I could spend paragraphs talking about various aspects of this film. Its stellar cast -- including Jovan Adepo as a jazz trumpeter, Li Jun Li as a queer cabaret singer, and especially Jean Smart as a gossip journalist -- with no few notable cameos are a lot of fun. Apart from Calva, Margot Robbie leads with her usual panache as an aspiring actress and Brad Pitt shines with an almost too-personal level of gravitas as an actor on the way out. I would have liked to see more of his story, as it was just about the only thing that grounds this movie emotionally. What plot exists in this three-hour escapade hinges on the end of the silent film era, as "talkies" began making big waves; but this is hardly The Artist or Singin' in the Rain. And so, even though Tobey Maguire's shocking and uncomfortable extended cameo near film's end is well worth the wait, there is just too much muchness to discuss in this film. So that's really what I want to talk about.

(Vis-à-vis the cast, I do want to praise composer Justin Hurwitz's score for isolating recurring themes for each character that really help connect things thematically and emotionally through this odyssey of chaos.)

Babylon, if it weren't orchestrated on such an immense budget and with such big names attached, should be considered something like an experimental film. Chazelle, who also wrote it, has crafted a series of vignettes with few through-lines to connect them other than a general aesthetic of chaos and excess. Each is almost standalone in its incisive assault on our senses and on various specific aspects of the industry. Perhaps nowhere is this more obvious than a magnificent sequence probably an hour or so into the film in which Robbie, Pitt, and everyone else amasses in a desert field owned by Kinescope to shoot several movies at once. The insane reality of a live shoot on location is hammered home by the frenetic editing, bombastic score, lurid colorscape, and fevered performances; by the end, we feel as exhausted as everyone on set must feel. Its effect? To show us a Hollywood film -- with all its glamor -- that ultimately makes us feel sick; this is not the usual inspirational "dream it, be it" a-star-is-born movie.

In fact, I'd argue it often deliberately tries to ruin our opinion of itself by drawing special attention to bodily functions and fluids. Much like the elephant shit that opens the film, the film treats us to plentiful vomit, urine, blood, venom, etc., to the point that by its end -- paired as these elements are with grotesque imagery, vicious language, and bonkers new ideas -- I felt thoroughly drained and crushed by the sheer weight of manipulations thrown at me. And that's surely by design, as it is no doubt similar to how many of the characters (and real-life Hollywood workers of the time) felt about major studio climates, working conditions, and the impending threat of new media to displace their craft.
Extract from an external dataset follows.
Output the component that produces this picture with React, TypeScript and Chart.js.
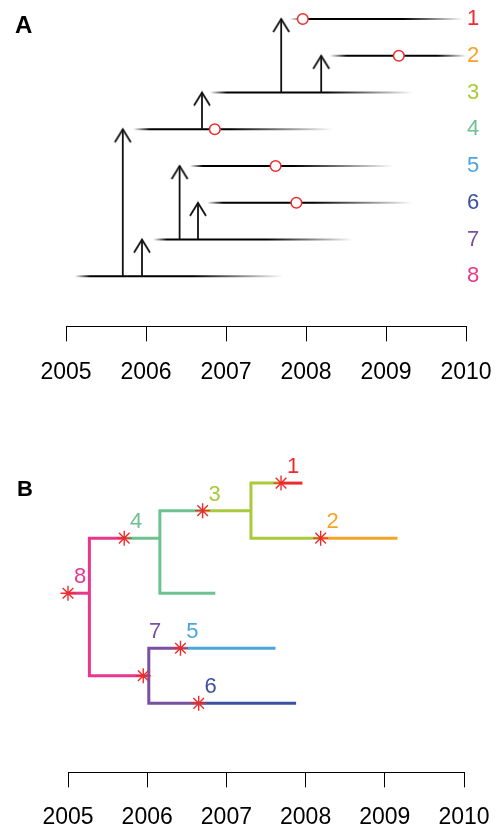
import React, { useEffect, useRef } from "react";
import { Chart, registerables } from "chart.js";

Chart.register(...registerables);

const FONT = "'Liberation Sans', Arial, Helvetica, sans-serif";

// Lineages 1..8
const lineageNames = ["1", "2", "3", "4", "5", "6", "7", "8"];
const lineageColors = ["#EE2A2F", "#F6A329", "#A9CA3C", "#6EC28F", "#4CA5DE", "#3B51A1", "#7A50A0", "#E8378C"];
const tickYears = [2005, 2006, 2007, 2008, 2009, 2010];

// Time each lineage was infected (lineage 8 is the index case)
const birthYear = [2007.69, 2008.19, 2006.7, 2005.71, 2006.42, 2006.65, 2005.95, 2005.0];
// Lineage that transmitted to each lineage (0 = none)
const sourceLineage = [3, 3, 4, 8, 7, 7, 8, 0];
// Sampling time of each lineage (null = not sampled)
const sampleYear: (number | null)[] = [2007.96, 2009.16, null, 2006.86, 2007.62, 2007.88, null, null];

// Panel A: infectious-period traces, fading in and out
const traceStart = [2007.8, 2008.3, 2006.8, 2005.84, 2006.55, 2006.76, 2006.09, 2005.11];
const traceSolidFrom = [2008.01, 2008.51, 2007.01, 2006.05, 2006.71, 2006.96, 2006.26, 2005.3];
const traceSolidTo = [2009.21, 2009.64, 2008.26, 2007.05, 2007.84, 2008.09, 2007.51, 2006.59];
const traceEnd = [2009.96, 2010.01, 2009.34, 2008.34, 2009.09, 2009.34, 2008.59, 2007.71];

// Panel B: tree level of each lineage's transmission star and of its label
const starLevel = [0, 2, 1, 2, 6, 8, 7, 4];
const labelLevel = [0, 2, 1, 2, 6, 8, 6, 4];

// Panel B: branch paths ([year, level]) and the lineage colouring each one
const branchLineage = [8, 8, 4, 4, 3, 3, 1, 2, 7, 7, 5, 6];
const branchPath: number[][][] = [
  [[2005.0, 4], [2005.27, 4]],
  [[2005.71, 2], [2005.27, 2], [2005.27, 7], [2005.95, 7]],
  [[2005.71, 2], [2006.16, 2]],
  [[2006.7, 1], [2006.16, 1], [2006.16, 4], [2006.86, 4]],
  [[2006.7, 1], [2007.31, 1]],
  [[2007.69, 0], [2007.31, 0], [2007.31, 2], [2008.19, 2]],
  [[2007.69, 0], [2007.96, 0]],
  [[2008.19, 2], [2009.16, 2]],
  [[2005.95, 7], [2006.02, 7]],
  [[2006.42, 6], [2006.02, 6], [2006.02, 8], [2006.65, 8]],
  [[2006.42, 6], [2007.62, 6]],
  [[2006.65, 8], [2007.88, 8]],
];

const MARK_RED = "#EE2B2B";

function timeAxis(tickPadding: number) {
  return {
    type: "linear" as const,
    position: "bottom" as const,
    min: 2005,
    max: 2010,
    afterBuildTicks: (scale: any) => {
      scale.ticks = tickYears.map((v) => ({ value: v }));
    },
    ticks: {
      callback: (v: any) => String(v),
      font: { family: FONT, size: 23 },
      color: "#000",
      padding: tickPadding,
      maxRotation: 0,
      autoSkip: false,
    },
    grid: { drawOnChartArea: false, drawTicks: true, tickLength: 15, color: "#000", lineWidth: 1 },
    border: { display: true, color: "#000", width: 1 },
  };
}

function makeArrowHead(): HTMLCanvasElement {
  const c = document.createElement("canvas");
  c.width = 20;
  c.height = 32;
  const g = c.getContext("2d")!;
  g.strokeStyle = "#111";
  g.lineWidth = 1.8;
  g.lineJoin = "miter";
  g.beginPath();
  g.moveTo(2, 29);
  g.lineTo(10, 16);
  g.lineTo(18, 29);
  g.stroke();
  return c;
}

function traceGradient(chart: Chart, i: number) {
  const { chartArea, scales } = chart as any;
  if (!chartArea || !scales.x) return "#000";
  const xs = scales.x;
  const p0 = xs.getPixelForValue(traceStart[i]);
  const p1 = xs.getPixelForValue(traceSolidFrom[i]);
  const p2 = xs.getPixelForValue(traceSolidTo[i]);
  const p3 = xs.getPixelForValue(traceEnd[i]);
  const w = p3 - p0;
  const g = chart.ctx.createLinearGradient(p0, 0, p3, 0);
  g.addColorStop(0, "rgba(0,0,0,0)");
  g.addColorStop((p1 - p0) / w, "rgba(0,0,0,1)");
  g.addColorStop((p2 - p0) / w, "rgba(0,0,0,1)");
  g.addColorStop(1, "rgba(0,0,0,0)");
  return g;
}

function configA(arrowHead: HTMLCanvasElement): any {
  const circles = {
    data: sampleYear
      .map((s, i) => (s === null ? null : { x: s, y: i + 1 }))
      .filter((p) => p !== null),
    showLine: false,
    pointStyle: "circle",
    pointRadius: 5.3,
    pointBorderWidth: 1.5,
    pointBorderColor: MARK_RED,
    pointBackgroundColor: "#fff",
    clip: false,
    order: 0,
  };
  const arrows = birthYear
    .map((b, i) => ({ b, i }))
    .filter(({ i }) => sourceLineage[i] > 0)
    .map(({ b, i }) => ({
      data: [
        { x: b, y: sourceLineage[i] },
        { x: b, y: i + 1 },
      ],
      showLine: true,
      borderColor: "#111",
      borderWidth: 1.8,
      pointRadius: (c: any) => (c.dataIndex === 1 ? 6 : 0),
      pointStyle: (c: any) => (c.dataIndex === 1 ? arrowHead : false),
      clip: false,
      order: 1,
    }));
  const traces = lineageNames.map((_, i) => ({
    data: [
      { x: traceStart[i], y: i + 1 },
      { x: traceEnd[i], y: i + 1 },
    ],
    showLine: true,
    borderWidth: 2,
    borderColor: (c: any) => traceGradient(c.chart, i),
    pointRadius: 0,
    clip: false,
    order: 2,
  }));

  const textPlugin = {
    id: "panelAText",
    afterDraw(chart: any) {
      const { ctx, scales } = chart;
      ctx.save();
      ctx.fillStyle = "#000";
      ctx.font = `bold 24px ${FONT}`;
      ctx.textAlign = "left";
      ctx.textBaseline = "alphabetic";
      ctx.fillText("A", 15, 33);
      ctx.font = `22px ${FONT}`;
      ctx.textAlign = "center";
      ctx.textBaseline = "middle";
      const xr = scales.x.getPixelForValue(2010) + 7;
      lineageNames.forEach((name, i) => {
        ctx.fillStyle = lineageColors[i];
        ctx.fillText(name, xr, scales.y.getPixelForValue(i + 1));
      });
      ctx.restore();
    },
  };

  return {
    type: "scatter",
    data: { datasets: [circles, ...arrows, ...traces] },
    options: {
      responsive: false,
      animation: false,
      devicePixelRatio: 1,
      events: [],
      layout: { autoPadding: false, padding: { left: 66, right: 54, top: 0, bottom: 17 } },
      plugins: { legend: { display: false }, tooltip: { enabled: false } },
      scales: {
        x: timeAxis(17),
        y: { display: false, reverse: true, min: 0.4825, max: 9.362 },
      },
    },
    plugins: [textPlugin],
  };
}

function configB(): any {
  const stars = {
    data: birthYear.map((b, i) => ({ x: b, y: starLevel[i] })),
    showLine: false,
    pointStyle: "star",
    pointRadius: 7.5,
    pointBorderWidth: 1.4,
    pointBorderColor: MARK_RED,
    pointBackgroundColor: MARK_RED,
    clip: false,
    order: 0,
  };
  const branches = branchPath.map((path, k) => ({
    data: path.map(([x, y]) => ({ x, y })),
    showLine: true,
    borderWidth: 3,
    borderColor: lineageColors[branchLineage[k] - 1],
    pointRadius: 0,
    clip: false,
    order: 1,
  }));

  const textPlugin = {
    id: "panelBText",
    afterDraw(chart: any) {
      const { ctx, scales } = chart;
      ctx.save();
      ctx.fillStyle = "#000";
      ctx.font = `bold 22px ${FONT}`;
      ctx.textAlign = "left";
      ctx.textBaseline = "alphabetic";
      ctx.fillText("B", 17, 116);
      ctx.font = `22px ${FONT}`;
      ctx.textAlign = "center";
      ctx.textBaseline = "middle";
      lineageNames.forEach((name, i) => {
        ctx.fillStyle = lineageColors[i];
        const x = scales.x.getPixelForValue(birthYear[i]) + 12;
        const y = scales.y.getPixelForValue(labelLevel[i]) - 16;
        ctx.fillText(name, x, y);
      });
      ctx.restore();
    },
  };

  return {
    type: "scatter",
    data: { datasets: [stars, ...branches] },
    options: {
      responsive: false,
      animation: false,
      devicePixelRatio: 1,
      events: [],
      layout: { autoPadding: false, padding: { left: 68, right: 56, top: 0, bottom: 3 } },
      plugins: { legend: { display: false }, tooltip: { enabled: false } },
      elements: { line: { borderCapStyle: "butt", borderJoinStyle: "miter", tension: 0 } },
      scales: {
        x: timeAxis(16),
        y: { display: false, reverse: true, min: -3.745, max: 10.509 },
      },
    },
    plugins: [textPlugin],
  };
}

export default function App() {
  const refA = useRef<HTMLCanvasElement>(null);
  const refB = useRef<HTMLCanvasElement>(null);

  useEffect(() => {
    const arrowHead = makeArrowHead();
    const chartA = new Chart(refA.current!, configA(arrowHead));
    const chartB = new Chart(refB.current!, configB());
    return () => {
      chartA.destroy();
      chartB.destroy();
    };
  }, []);

  return (
    <div
      style={{
        position: "fixed",
        left: 0,
        top: 0,
        width: 500,
        height: 829,
        overflow: "hidden",
        background: "#fff",
      }}
    >
      <canvas ref={refA} width={520} height={420} style={{ position: "absolute", left: 0, top: 0 }} />
      <canvas ref={refB} width={520} height={470} style={{ position: "absolute", left: 0, top: 380 }} />
    </div>
  );
}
Even on a purely verbal level, the film all but drowns us with actual historical detail and wacky urban legends to the point that the whole thing just zings with ambivalent energy. Not unlike Tarantino's Once Upon a Time...in Hollywood, you're never exactly sure if things should be funny or cringey, and who exactly the butt of each joke is meant to be.

And that's why the film, ambitious and huge and memorable as it is, doesn't really work for me. I'm all for a story about collapsed dreams and personal compromises against the glitz of pre-Golden-Age Hollywood, but we've had these before. One with so many tendencies toward a real narrative that doesn't actually follow through on that narrative can't maintain my attentions for such a long runtime, not even with spectacle coming out the wazoo. It doesn't help that the final act of this film desperately injects the experience with contrived urgency and moralistic lessons; it's all about the dangers of doing drugs in the industry and how deeply in trouble you can get if you're not careful. Really? One wonders if some producers needed Chazelle to end on a less hedonistic or debauched note, and it rings false not only for his project as a whole but for him as an artist. Otherwise, the idealistic mantra at film's end -- "wasn't it all worth it?" they ask -- lands flat. Which it kind of does anyway. Out the wazoo, indeed.